■ EXERCISE DESCRIPTION: What lies from the line containing "Emit a web page" through the line containing "var arcs = pie(values);"? Print exactly those lines, with both ends, and no others.

▼

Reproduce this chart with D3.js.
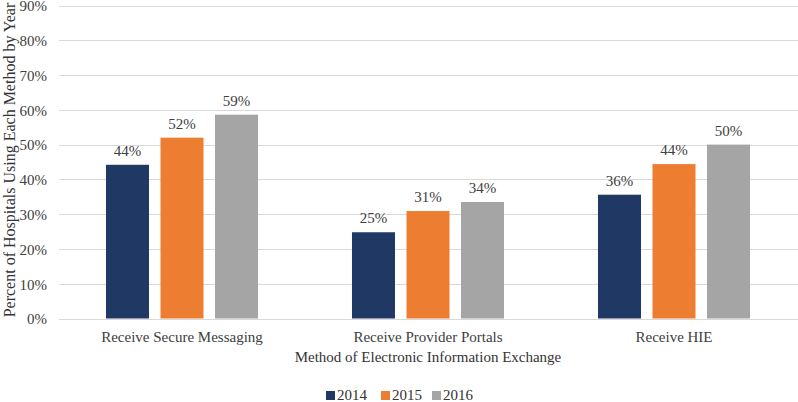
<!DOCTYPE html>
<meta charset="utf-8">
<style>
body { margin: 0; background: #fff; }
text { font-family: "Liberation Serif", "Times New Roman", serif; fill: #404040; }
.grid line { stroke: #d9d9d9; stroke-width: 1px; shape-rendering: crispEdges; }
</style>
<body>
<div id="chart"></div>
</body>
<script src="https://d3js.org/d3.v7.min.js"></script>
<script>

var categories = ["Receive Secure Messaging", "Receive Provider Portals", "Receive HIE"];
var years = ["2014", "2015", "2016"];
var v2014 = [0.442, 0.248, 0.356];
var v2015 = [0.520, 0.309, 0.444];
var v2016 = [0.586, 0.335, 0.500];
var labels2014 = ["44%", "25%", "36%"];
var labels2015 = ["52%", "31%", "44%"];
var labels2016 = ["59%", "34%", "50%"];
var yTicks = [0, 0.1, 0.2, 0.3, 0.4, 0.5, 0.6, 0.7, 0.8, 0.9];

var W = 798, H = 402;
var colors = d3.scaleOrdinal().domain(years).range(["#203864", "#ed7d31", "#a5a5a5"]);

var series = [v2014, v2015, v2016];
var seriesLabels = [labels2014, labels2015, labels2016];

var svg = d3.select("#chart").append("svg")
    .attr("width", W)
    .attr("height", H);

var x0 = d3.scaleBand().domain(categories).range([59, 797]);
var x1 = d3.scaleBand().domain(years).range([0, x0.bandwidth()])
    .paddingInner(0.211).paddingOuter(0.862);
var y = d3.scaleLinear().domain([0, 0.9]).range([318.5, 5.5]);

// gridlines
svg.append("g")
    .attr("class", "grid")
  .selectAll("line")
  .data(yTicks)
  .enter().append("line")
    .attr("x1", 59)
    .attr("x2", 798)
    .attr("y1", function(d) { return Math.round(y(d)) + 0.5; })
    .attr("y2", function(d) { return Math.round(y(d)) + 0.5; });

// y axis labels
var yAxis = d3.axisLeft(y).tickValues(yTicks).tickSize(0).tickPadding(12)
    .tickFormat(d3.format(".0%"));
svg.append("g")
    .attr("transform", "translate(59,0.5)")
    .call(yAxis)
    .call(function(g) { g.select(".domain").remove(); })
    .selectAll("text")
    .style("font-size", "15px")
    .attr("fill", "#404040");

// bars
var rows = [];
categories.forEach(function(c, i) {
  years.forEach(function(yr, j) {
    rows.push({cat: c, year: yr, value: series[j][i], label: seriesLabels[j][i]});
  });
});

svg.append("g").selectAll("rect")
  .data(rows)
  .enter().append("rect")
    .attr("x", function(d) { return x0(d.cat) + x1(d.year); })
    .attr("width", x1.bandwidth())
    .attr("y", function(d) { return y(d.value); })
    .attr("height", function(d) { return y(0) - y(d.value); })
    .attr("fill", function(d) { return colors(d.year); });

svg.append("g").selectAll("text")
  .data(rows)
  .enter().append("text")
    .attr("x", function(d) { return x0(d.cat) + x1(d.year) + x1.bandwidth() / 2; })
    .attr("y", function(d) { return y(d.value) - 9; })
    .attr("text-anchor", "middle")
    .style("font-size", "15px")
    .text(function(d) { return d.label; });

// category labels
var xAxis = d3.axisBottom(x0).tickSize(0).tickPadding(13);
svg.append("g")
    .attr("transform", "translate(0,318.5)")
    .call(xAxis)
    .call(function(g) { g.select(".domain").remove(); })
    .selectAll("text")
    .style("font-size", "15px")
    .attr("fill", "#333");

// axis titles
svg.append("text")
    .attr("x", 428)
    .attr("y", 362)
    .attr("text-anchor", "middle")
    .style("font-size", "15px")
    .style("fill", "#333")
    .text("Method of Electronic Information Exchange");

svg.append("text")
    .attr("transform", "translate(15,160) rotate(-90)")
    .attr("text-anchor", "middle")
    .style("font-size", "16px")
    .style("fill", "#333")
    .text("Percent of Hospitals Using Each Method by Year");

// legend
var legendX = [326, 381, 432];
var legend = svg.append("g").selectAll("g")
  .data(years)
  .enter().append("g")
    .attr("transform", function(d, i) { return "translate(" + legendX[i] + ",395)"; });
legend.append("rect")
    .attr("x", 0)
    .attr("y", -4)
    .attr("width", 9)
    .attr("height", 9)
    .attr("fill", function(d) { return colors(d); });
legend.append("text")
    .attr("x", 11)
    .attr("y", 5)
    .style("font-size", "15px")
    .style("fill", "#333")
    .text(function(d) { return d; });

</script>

▲
▼

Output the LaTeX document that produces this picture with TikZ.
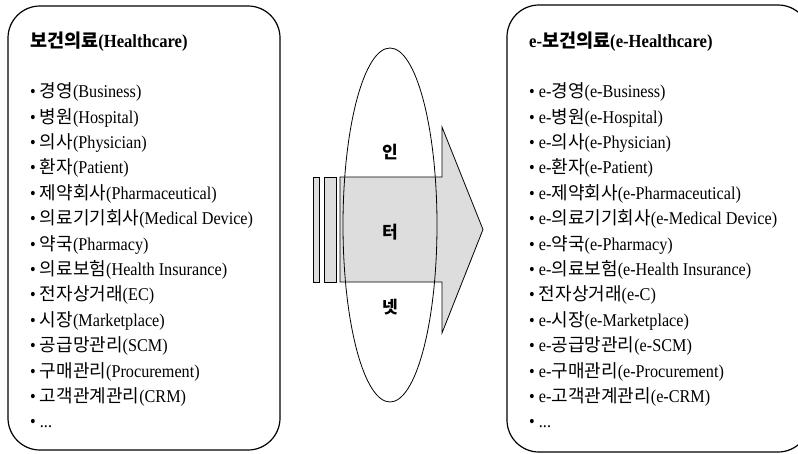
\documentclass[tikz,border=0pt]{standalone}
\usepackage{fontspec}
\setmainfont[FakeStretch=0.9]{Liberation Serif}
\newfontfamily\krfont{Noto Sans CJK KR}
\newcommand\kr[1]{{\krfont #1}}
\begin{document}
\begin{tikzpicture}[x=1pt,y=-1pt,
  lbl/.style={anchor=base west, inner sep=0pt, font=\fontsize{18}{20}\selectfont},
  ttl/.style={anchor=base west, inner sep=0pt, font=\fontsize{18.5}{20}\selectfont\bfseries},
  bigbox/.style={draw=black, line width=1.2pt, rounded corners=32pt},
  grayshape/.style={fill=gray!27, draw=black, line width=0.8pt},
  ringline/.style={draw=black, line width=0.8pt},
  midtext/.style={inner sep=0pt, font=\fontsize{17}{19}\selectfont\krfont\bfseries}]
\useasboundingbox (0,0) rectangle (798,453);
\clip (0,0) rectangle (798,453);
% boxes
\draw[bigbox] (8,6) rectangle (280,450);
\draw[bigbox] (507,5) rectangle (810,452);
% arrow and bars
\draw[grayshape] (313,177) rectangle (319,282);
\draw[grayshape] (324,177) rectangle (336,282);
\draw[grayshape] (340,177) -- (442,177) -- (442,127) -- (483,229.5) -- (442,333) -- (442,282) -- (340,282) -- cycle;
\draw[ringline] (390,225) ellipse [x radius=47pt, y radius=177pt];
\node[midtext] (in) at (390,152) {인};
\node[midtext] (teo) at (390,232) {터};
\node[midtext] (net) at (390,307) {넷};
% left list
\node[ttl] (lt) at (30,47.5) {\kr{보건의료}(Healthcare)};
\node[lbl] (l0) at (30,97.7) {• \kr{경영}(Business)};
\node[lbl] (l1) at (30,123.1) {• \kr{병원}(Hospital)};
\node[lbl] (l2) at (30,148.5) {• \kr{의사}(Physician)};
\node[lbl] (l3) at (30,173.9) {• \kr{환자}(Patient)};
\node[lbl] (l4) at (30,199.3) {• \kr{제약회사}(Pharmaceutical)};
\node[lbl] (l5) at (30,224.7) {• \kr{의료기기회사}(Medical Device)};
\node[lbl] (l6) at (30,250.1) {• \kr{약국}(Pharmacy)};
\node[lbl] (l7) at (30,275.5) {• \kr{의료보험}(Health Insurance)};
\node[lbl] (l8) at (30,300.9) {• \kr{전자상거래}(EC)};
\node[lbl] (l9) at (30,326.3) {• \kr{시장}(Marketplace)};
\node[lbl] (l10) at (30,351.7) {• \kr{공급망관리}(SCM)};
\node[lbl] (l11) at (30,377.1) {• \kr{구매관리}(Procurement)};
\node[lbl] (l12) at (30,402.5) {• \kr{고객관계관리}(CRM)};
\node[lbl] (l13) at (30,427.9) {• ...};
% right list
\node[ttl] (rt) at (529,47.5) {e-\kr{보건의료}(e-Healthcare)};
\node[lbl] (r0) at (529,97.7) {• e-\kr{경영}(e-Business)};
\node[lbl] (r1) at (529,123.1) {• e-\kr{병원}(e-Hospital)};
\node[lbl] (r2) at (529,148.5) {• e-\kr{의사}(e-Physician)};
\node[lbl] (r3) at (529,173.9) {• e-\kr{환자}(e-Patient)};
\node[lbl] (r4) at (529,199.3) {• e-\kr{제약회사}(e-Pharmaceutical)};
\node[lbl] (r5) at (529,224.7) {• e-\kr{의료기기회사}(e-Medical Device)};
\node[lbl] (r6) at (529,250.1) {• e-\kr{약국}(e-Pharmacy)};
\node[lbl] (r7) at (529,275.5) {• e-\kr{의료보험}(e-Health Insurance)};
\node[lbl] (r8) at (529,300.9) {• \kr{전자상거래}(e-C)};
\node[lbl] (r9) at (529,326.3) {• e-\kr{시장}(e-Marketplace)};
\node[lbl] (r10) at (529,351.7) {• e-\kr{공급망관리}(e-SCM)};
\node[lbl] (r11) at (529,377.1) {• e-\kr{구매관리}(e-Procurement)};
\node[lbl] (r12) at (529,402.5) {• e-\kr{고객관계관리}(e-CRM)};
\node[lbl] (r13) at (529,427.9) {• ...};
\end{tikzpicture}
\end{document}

▲
▼

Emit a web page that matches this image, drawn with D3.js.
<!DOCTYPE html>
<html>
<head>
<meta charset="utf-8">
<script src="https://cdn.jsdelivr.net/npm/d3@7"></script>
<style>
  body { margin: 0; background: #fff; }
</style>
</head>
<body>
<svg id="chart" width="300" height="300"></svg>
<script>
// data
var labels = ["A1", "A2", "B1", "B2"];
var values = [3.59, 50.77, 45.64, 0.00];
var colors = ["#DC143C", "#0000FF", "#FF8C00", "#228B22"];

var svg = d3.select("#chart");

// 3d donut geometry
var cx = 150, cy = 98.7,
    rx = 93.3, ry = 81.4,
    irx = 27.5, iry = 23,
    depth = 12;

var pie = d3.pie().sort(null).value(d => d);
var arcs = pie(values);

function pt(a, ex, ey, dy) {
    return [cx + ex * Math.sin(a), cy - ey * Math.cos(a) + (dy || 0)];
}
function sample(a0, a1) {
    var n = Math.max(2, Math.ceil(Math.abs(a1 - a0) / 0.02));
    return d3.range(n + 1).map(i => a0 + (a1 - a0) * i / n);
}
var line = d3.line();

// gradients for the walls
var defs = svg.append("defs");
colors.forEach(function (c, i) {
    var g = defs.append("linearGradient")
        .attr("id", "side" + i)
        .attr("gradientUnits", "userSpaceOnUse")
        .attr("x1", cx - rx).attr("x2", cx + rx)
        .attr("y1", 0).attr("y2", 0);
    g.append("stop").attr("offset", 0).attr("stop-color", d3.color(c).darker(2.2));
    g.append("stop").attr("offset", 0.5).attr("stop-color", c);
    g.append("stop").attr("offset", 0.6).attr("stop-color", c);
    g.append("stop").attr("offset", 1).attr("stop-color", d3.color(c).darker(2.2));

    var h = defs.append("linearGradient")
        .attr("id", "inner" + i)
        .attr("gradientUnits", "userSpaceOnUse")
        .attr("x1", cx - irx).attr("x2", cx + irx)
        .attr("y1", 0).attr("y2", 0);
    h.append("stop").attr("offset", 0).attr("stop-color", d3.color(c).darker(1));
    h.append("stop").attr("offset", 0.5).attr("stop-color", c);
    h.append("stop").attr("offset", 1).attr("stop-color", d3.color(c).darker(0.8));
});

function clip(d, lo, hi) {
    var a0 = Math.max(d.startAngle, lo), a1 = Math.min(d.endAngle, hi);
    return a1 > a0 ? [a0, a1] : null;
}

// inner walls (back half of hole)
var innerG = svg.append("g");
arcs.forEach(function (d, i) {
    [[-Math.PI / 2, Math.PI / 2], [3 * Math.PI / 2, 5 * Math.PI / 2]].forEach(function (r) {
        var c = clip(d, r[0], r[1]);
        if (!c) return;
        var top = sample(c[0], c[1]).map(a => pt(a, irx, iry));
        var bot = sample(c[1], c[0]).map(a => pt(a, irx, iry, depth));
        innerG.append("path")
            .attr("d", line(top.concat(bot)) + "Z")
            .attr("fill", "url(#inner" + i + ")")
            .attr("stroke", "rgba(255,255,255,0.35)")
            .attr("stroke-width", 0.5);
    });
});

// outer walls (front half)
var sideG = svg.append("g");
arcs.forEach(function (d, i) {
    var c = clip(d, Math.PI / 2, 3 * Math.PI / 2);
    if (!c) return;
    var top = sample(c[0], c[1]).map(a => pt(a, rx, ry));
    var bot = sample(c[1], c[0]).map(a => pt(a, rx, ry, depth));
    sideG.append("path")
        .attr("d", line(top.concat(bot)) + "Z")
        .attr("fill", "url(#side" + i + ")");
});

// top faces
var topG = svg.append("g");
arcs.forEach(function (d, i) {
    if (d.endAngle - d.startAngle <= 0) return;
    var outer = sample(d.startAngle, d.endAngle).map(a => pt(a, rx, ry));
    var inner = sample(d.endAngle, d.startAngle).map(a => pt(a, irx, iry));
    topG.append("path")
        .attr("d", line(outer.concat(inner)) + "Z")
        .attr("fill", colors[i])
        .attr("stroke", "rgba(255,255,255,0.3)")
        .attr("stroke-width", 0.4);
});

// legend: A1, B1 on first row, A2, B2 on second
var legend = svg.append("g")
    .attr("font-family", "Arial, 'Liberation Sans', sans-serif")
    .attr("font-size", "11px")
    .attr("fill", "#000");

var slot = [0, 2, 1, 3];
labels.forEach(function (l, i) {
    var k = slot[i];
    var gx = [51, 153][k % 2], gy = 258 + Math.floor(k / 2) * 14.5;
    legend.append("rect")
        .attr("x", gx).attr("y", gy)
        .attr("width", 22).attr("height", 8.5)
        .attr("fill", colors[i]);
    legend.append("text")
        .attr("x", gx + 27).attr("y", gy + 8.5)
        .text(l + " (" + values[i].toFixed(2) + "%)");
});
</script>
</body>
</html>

▲

■ PROBLEM SOLUTION:
Emit a web page that matches this image, drawn with D3.js.
<!DOCTYPE html>
<html>
<head>
<meta charset="utf-8">
<script src="https://cdn.jsdelivr.net/npm/d3@7"></script>
<style>
  body { margin: 0; background: #fff; }
</style>
</head>
<body>
<svg id="chart" width="300" height="300"></svg>
<script>
// data
var labels = ["A1", "A2", "B1", "B2"];
var values = [3.59, 50.77, 45.64, 0.00];
var colors = ["#DC143C", "#0000FF", "#FF8C00", "#228B22"];

var svg = d3.select("#chart");

// 3d donut geometry
var cx = 150, cy = 98.7,
    rx = 93.3, ry = 81.4,
    irx = 27.5, iry = 23,
    depth = 12;

var pie = d3.pie().sort(null).value(d => d);
var arcs = pie(values);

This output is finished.